For the between-subjects test, since the data were not normally distributed, the team determined that we needed to run a Mann-Whitney U test. This test was administered for each task on time, success, and lostness. For each, first, the data would be summarized. Then the Mann-Whitney test was run between the dependent variables (time, success, and lostness) and the tree.
The data was then graphed into a boxplot or pie chart. This was done for each of the 5 tasks. The team also examined data from Optimal Workshop.
When there was no significant difference and the data from R was not pointing definitively in one direction or another, the team used first click data, visited during data, and overall score from Optimal Workshop to draw conclusions.
Quantitative data were analyzed along with a look at the qualitative data from post-task and post-study questionnaire responses to build the final inferences.
To summarize, we rejected the null hypothesis for Task 1. For Task 1, our hypothesis was incorrect, as participants were less lost when “Campus Map” is listed under Campus Life.
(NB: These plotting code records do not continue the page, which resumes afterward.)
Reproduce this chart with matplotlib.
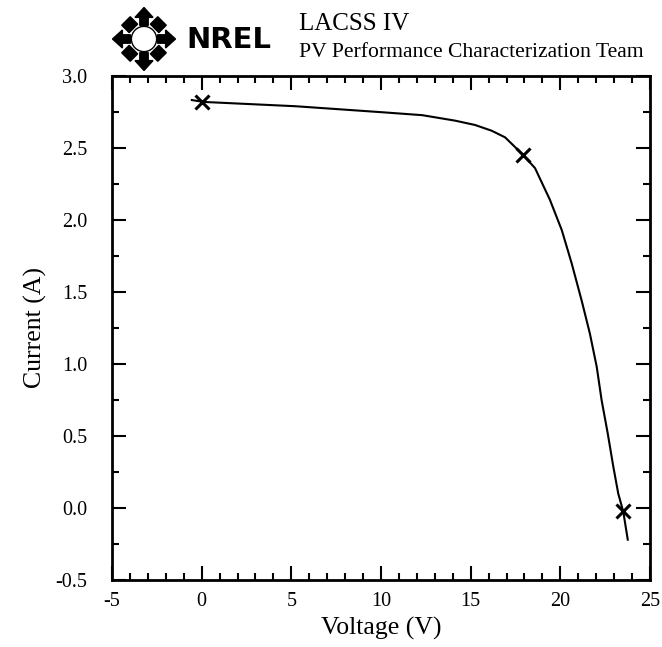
import numpy as np
import matplotlib.pyplot as plt
from matplotlib.patches import Polygon, Circle
from matplotlib.ticker import MultipleLocator

# --- data ---
voltage = [-0.55, 0.1, 5.24, 10.1, 12.3, 14.13, 15.24, 16.17, 16.92, 17.94,
           18.59, 19.42, 20.08, 20.63, 21.19, 21.65, 22.03, 22.30, 22.64,
           22.95, 23.23, 23.51, 23.76]
current = [2.833, 2.82, 2.79, 2.748, 2.728, 2.69, 2.66, 2.62, 2.574, 2.45,
           2.36, 2.14, 1.93, 1.70, 1.44, 1.21, 0.98, 0.75, 0.52,
           0.29, 0.10, -0.026, -0.22]
mark_v = [0.0, 17.94, 23.5]
mark_i = [2.82, 2.45, -0.02]

title1 = "LACSS IV"
title2 = "PV Performance Characterization Team"

plt.rcParams['font.family'] = ['Liberation Serif', 'DejaVu Serif']
plt.rcParams['axes.unicode_minus'] = False

fig = plt.figure(figsize=(6.62, 6.47), dpi=100)
ax = fig.add_axes([112 / 662, 1 - 580 / 647, 538 / 662, 504 / 647])

ax.plot(voltage, current, color='black', lw=1.5)
ax.plot(mark_v, mark_i, ls='none', marker='x', ms=10, mew=2.2, color='black')

ax.set_xlim(-5, 25)
ax.set_ylim(-0.5, 3.0)
ax.xaxis.set_major_locator(MultipleLocator(5))
ax.xaxis.set_minor_locator(MultipleLocator(1))
ax.yaxis.set_major_locator(MultipleLocator(0.5))
ax.yaxis.set_minor_locator(MultipleLocator(0.25))
ax.yaxis.set_major_formatter(plt.FormatStrFormatter('%.1f'))
ax.tick_params(which='both', direction='in', top=True, right=True, width=1.5,
               labelsize=14.5)
ax.tick_params(which='major', length=10)
ax.tick_params(which='minor', length=5)
ax.tick_params(axis='y', which='major', pad=18)
ax.tick_params(axis='x', which='major', pad=9)
for s in ax.spines.values():
    s.set_linewidth(2)

ax.set_xlabel("Voltage (V)", fontsize=18.5, labelpad=4)
ax.set_ylabel("Current (A)", fontsize=18.5, labelpad=6)

# --- header text ---
fig.text(299 / 662, 1 - 23.5 / 647, title1, fontsize=18, va='center', ha='left')
fig.text(299 / 662, 1 - 52.5 / 647, title2, fontsize=15.6, va='center', ha='left')

# --- rough NREL logo ---
lax = fig.add_axes([108 / 662, 1 - 72 / 647, 72 / 662, 66 / 647])
lax.set_xlim(-1.1, 1.1)
lax.set_ylim(-1.1, 1.1)
lax.set_aspect('equal')
lax.axis('off')
lax.add_patch(Circle((0, 0), 0.42, fc='white', ec='black', lw=1))
for k in range(8):
    a = np.deg2rad(45 * k)
    c, s = np.cos(a), np.sin(a)
    if k % 2 == 0:
        pts = [(0.45, -0.14), (0.72, -0.14), (0.72, -0.3), (1.05, 0),
               (0.72, 0.3), (0.72, 0.14), (0.45, 0.14)]
    else:
        pts = [(0.5, -0.2), (0.85, -0.2), (0.85, 0.2), (0.5, 0.2)]
    rot = [(x * c - y * s, x * s + y * c) for x, y in pts]
    lax.add_patch(Polygon(rot, closed=True, fc='black', ec='black'))
fig.text(186 / 662, 1 - 40 / 647, "NREL", fontsize=21, fontweight='heavy',
         family='DejaVu Sans', va='center', ha='left')

fig.savefig('out.png', dpi=100)
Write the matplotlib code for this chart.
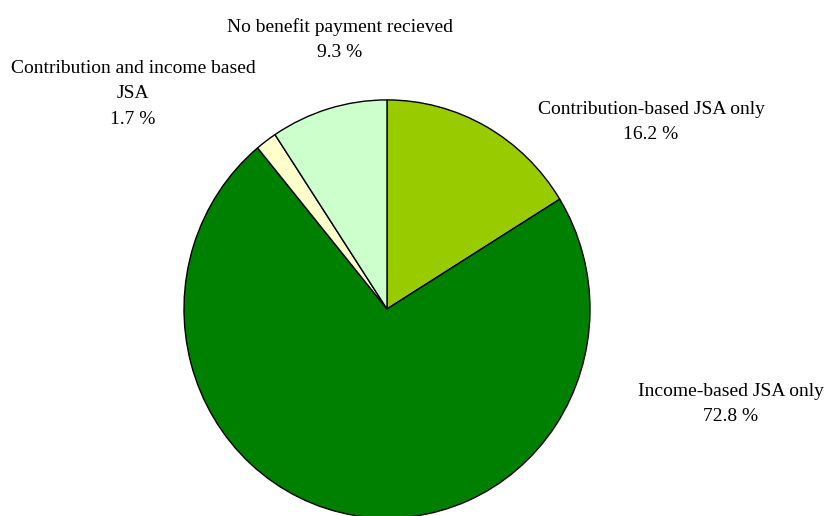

Task 5 did not have significant findings for lostness but did have significant differences in time and success. Findings for Tasks 2, 3, and 4 were not significant, but we made recommendations based on the quantitative and qualitative data gathered. We looked at data across the board including but not limited to time, success rate and clicks in order to provide the best recommendation.
Overall, Tree 1 performed poorly in our test, with low success rates and high reported difficulty.
We recommend moving forward with Tree 2, with significant results in Tasks 1 and 5 that support this recommendation. Campus Map was most successful when placed under Campus Life, and News was most successful when placed under About. We recommend giving some additional thought and testing to Careers (Task 2) and Libraries (Task 3), as there were no significant findings here and our conclusions are speculative, informed by the additional first click data and feedback from our participants. For Public Safety (Task 4), we recommend looking into renaming the category, with a suggestion to try out Campus Safety instead.
With these adjustments, the Stanford website should prove to be more usable for its visitors, with less time wasted, and less frustration around finding the information they need.
One of our biggest challenges during this test was getting the task question wording right. The questions were difficult to formulate in two ways. First, it was difficult to come up with a realistic scenario without using any of the words that appear in our tree, especially the related item. Second, even with an alternative way to ask participants to find the item, the way questions were constructed or the words in them could be easily misinterpreted or bias the actions. We did iterate on the questions a few times but, as shown by the data result, task 3 clearly misled participants due to the wording.
Another challenge is the analysis and interpretation of non-significant results. For task 2-4, the data analysis between trees was not significant. It was difficult to analyze the differences between trees when the difference was not significant. While we were able to reference Optimal Workshop’s additional numbers, ultimately, the results can not be completely conclusive.
We received rich qualitative data from our post-task questions, but there was a significant difference between Tree 1 and Tree 2. Our qualitative results indicated a potential issue with the integrity of results from 9 participants in Tree 2, as they skipped each post-task question. Since not a single participant skipped a question in Tree 1, it is unclear if this had an impact on our findings. It is possible that this could be an indicator of less integrity in the results from those participants.
It can be difficult to describe the task without using the words present in the labels. However, care has to be taken to try and do so, in order to avoid misinterpretation of the meaning of the task and leading users.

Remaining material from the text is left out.